Amendments to Electricity Act face stiff opposition 

Saturday, 3 August 2019 00:01 -     - {{hitsCtrl.values.hits}}

  • Members of the Sectoral Oversight Committee object to some amendments 
  • Amendments seek to remove some powers of the PUCSL and interest payment for customers’ deposits held by the licensees 

By Chathuri Dissanayake 

Proposed amendments to the Electricity Act 2009 are being pushed back by the stakeholders with the Sectoral Oversight Committee on Energy objecting to the changes set to be presented in Parliament on Tuesday (6 August).

The amendments to the Act affect the deposits charged by the licensee to connect to the grid, approvals given by the Public Utilities Commission, and feed-in tariff rates paid to non-conventional renewable energy resources. 

However, the amendment to the bill is set to be presented in Parliament on Tuesday. 

“We have objected to some of the clauses, and we will give our observations during the debate.

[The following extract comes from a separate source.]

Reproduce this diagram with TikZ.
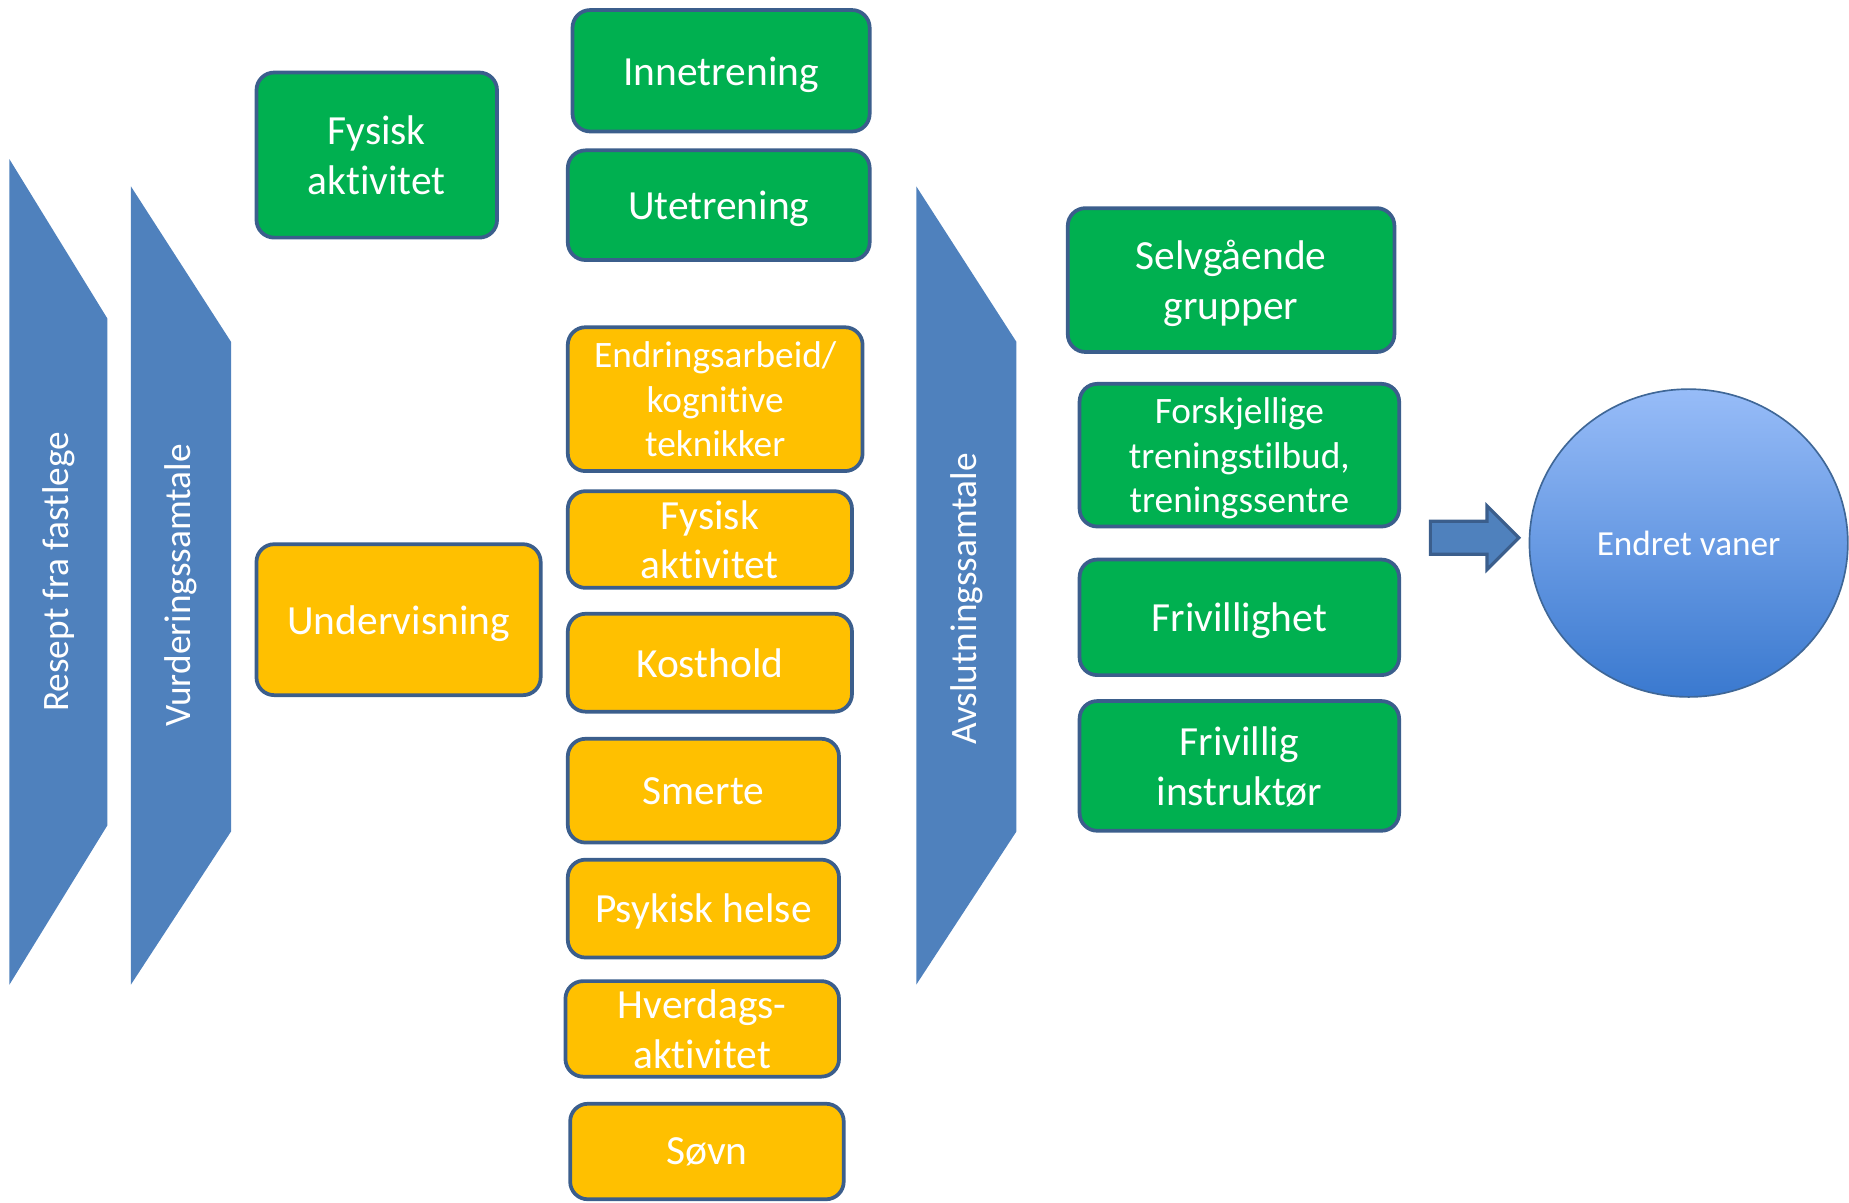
\documentclass[tikz,border=0pt]{standalone}
\usepackage{fontspec}
\setmainfont[Ligatures=NoCommon]{Carlito}
\usepackage{tikz}
\usetikzlibrary{shapes.geometric, arrows}
\definecolor{chevblue}{HTML}{4F81BD}
\definecolor{boxline}{HTML}{3B5E8C}
\definecolor{boxgreen}{HTML}{00B050}
\definecolor{boxorange}{HTML}{FFC000}
\definecolor{circtop}{HTML}{97BCF8}
\definecolor{circbot}{HTML}{3A79CF}
\tikzstyle{greenbox} = [rectangle, rounded corners=0.3cm, inner sep=2pt, text depth=0pt, align=center, text=white, draw=boxline, line width=1.8pt, fill=boxgreen, font=\fontsize{20}{24}\selectfont]
\tikzstyle{orangebox} = [rectangle, rounded corners=0.3cm, inner sep=2pt, text depth=0pt, align=center, text=white, draw=boxline, line width=1.8pt, fill=boxorange, font=\fontsize{20}{24}\selectfont]
\tikzstyle{funnel} = [fill=chevblue]
\tikzstyle{funneltext} = [rotate=90, text=white, font=\fontsize{18}{21}\selectfont]
\tikzstyle{blockarrow} = [fill=chevblue, draw=boxline, line width=1.5pt, line join=miter]
\begin{document}
\begin{tikzpicture}[node distance=2cm]
\useasboundingbox (0,0) rectangle (31.36,-20.4);

\fill[funnel] (0.16,-2.7) -- (1.82,-5.4) -- (1.82,-14) -- (0.16,-16.7) -- cycle;
\node (resept) [funneltext] at (0.99,-9.7) {Resept fra fastlege};
\fill[funnel] (2.22,-3.16) -- (3.92,-5.8) -- (3.92,-14.1) -- (2.22,-16.7) -- cycle;
\node (vurd) [funneltext] at (3.07,-9.93) {Vurderingssamtale};
\fill[funnel] (15.54,-3.16) -- (17.24,-5.8) -- (17.24,-14.1) -- (15.54,-16.7) -- cycle;
\node (avsl) [funneltext] at (16.39,-10.16) {Avslutningssamtale};

\node (gfys) [greenbox, minimum width=4.08cm, minimum height=2.8cm] at (6.39,-2.63) {Fysisk\\aktivitet};
\node (und) [orangebox, minimum width=4.82cm, minimum height=2.56cm, below of=gfys, yshift=-5.88cm, xshift=0.37cm] {Undervisning};

\node (inne) [greenbox, minimum width=5.04cm, minimum height=2.06cm] at (12.23,-1.2) {Innetrening};
\node (ute) [greenbox, minimum width=5.12cm, minimum height=1.86cm, below of=inne, yshift=-0.28cm, xshift=-0.04cm] {Utetrening};
\node (endr) [orangebox, minimum width=5cm, minimum height=2.44cm, font=\fontsize{18}{21.6}\selectfont, below of=ute, yshift=-1.29cm, xshift=-0.06cm] {Endringsarbeid/\\kognitive\\teknikker};
\node (ofys) [orangebox, minimum width=4.82cm, minimum height=1.64cm, below of=endr, yshift=-0.38cm, xshift=-0.09cm] {Fysisk\\aktivitet};
\node (kost) [orangebox, minimum width=4.82cm, minimum height=1.66cm, below of=ofys, yshift=-0.09cm] {Kosthold};
\node (smer) [orangebox, minimum width=4.6cm, minimum height=1.76cm, below of=kost, yshift=-0.17cm, xshift=-0.11cm] {Smerte};
\node (psyk) [orangebox, minimum width=4.6cm, minimum height=1.66cm, below of=smer] {Psykisk helse};
\node (hver) [orangebox, minimum width=4.64cm, minimum height=1.62cm, below of=psyk, yshift=-0.04cm, xshift=-0.02cm] {Hverdags-\\aktivitet};
\node (sovn) [orangebox, minimum width=4.64cm, minimum height=1.62cm, below of=hver, yshift=-0.08cm, xshift=0.08cm] {Søvn};

\node (selv) [greenbox, minimum width=5.54cm, minimum height=2.44cm] at (20.88,-4.75) {Selvgående\\grupper};
\node (forsk) [greenbox, minimum width=5.42cm, minimum height=2.42cm, font=\fontsize{18}{21.6}\selectfont, below of=selv, yshift=-0.97cm, xshift=0.14cm] {Forskjellige\\treningstilbud,\\treningssentre};
\node (friv) [greenbox, minimum width=5.42cm, minimum height=1.96cm, below of=forsk, yshift=-0.75cm] {Frivillighet};
\node (frins) [greenbox, minimum width=5.42cm, minimum height=2.2cm, below of=friv, yshift=-0.52cm] {Frivillig\\instruktør};

\node (vaner) [ellipse, minimum width=5.4cm, minimum height=5.22cm, top color=circtop, bottom color=circbot, draw=chevblue!80!black, line width=0.8pt, text=white, font=\fontsize{17}{20}\selectfont] at (28.64,-9.21) {Endret vaner};

\draw[blockarrow] (24.26,-8.84) -- (25.22,-8.84) -- (25.22,-8.58) -- (25.76,-9.12) -- (25.22,-9.66) -- (25.22,-9.40) -- (24.26,-9.40) -- cycle;

\end{tikzpicture}
\end{document}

We are hoping this will be taken to consideration,” Member of the Committee Prof. Ashu Marasinghe told Daily FT.

The amendments come following the approval given by Cabinet to change the Electricity Act to facilitate rooftop solar, which was being held back as the existing legislation requires competitive bidding for every case.

However, the proposed amendments will also affect other aspects of the Electricity Act, including powers vested with the PUCSL which have been opposed by the Sectoral Oversight Committee as well as other stakeholders. 

During Sectoral Oversight Committee meetings held this week, members had opposed the amendments, with Non-Cabinet Minister Harsha De Silva making strong objections to removing powers of PUCSL to approve power purchase agreements signed for emergency purchases and government-to-government contracts. 

Instead the Cabinet will be required only to obtain the observations of the PUCSL. 

“The observations can be taken into consideration or not, it is not like giving approval,” one power sector analyst, who declined to be named due to current work commitments, said, speaking against the move. 

The amendments also seek to do away with the laws which require the utility provider to pay an interest for the deposit taken from them to provide connectivity. During the Sectoral Committee meetings, discussing the amendments, stakeholders had spoken against the move, noting that the licensees also charge interests from the customers when payments are delayed. 

Critical of the amendments brought forward, analysts noted that sweeping changes to the Act affecting powers of the regulator should not be brought in the guise of facilitating renewable energy. 

The amendments come hot on the heels of the Attorney General refusing to issue a generation licence to the Ceylon Electricity Board (CEB) for the purchase of electricity from a 400 MW power plant installed on a Turkish ship, citing several procedural defects. 

The procurement, which had been approved by Cabinet, did not follow competitive tender procedure. 

In refusing the general licence, the AG had noted the failure to follow a tender procedure and that the Government did not own shares in the power plant, which is a requirement under the Act.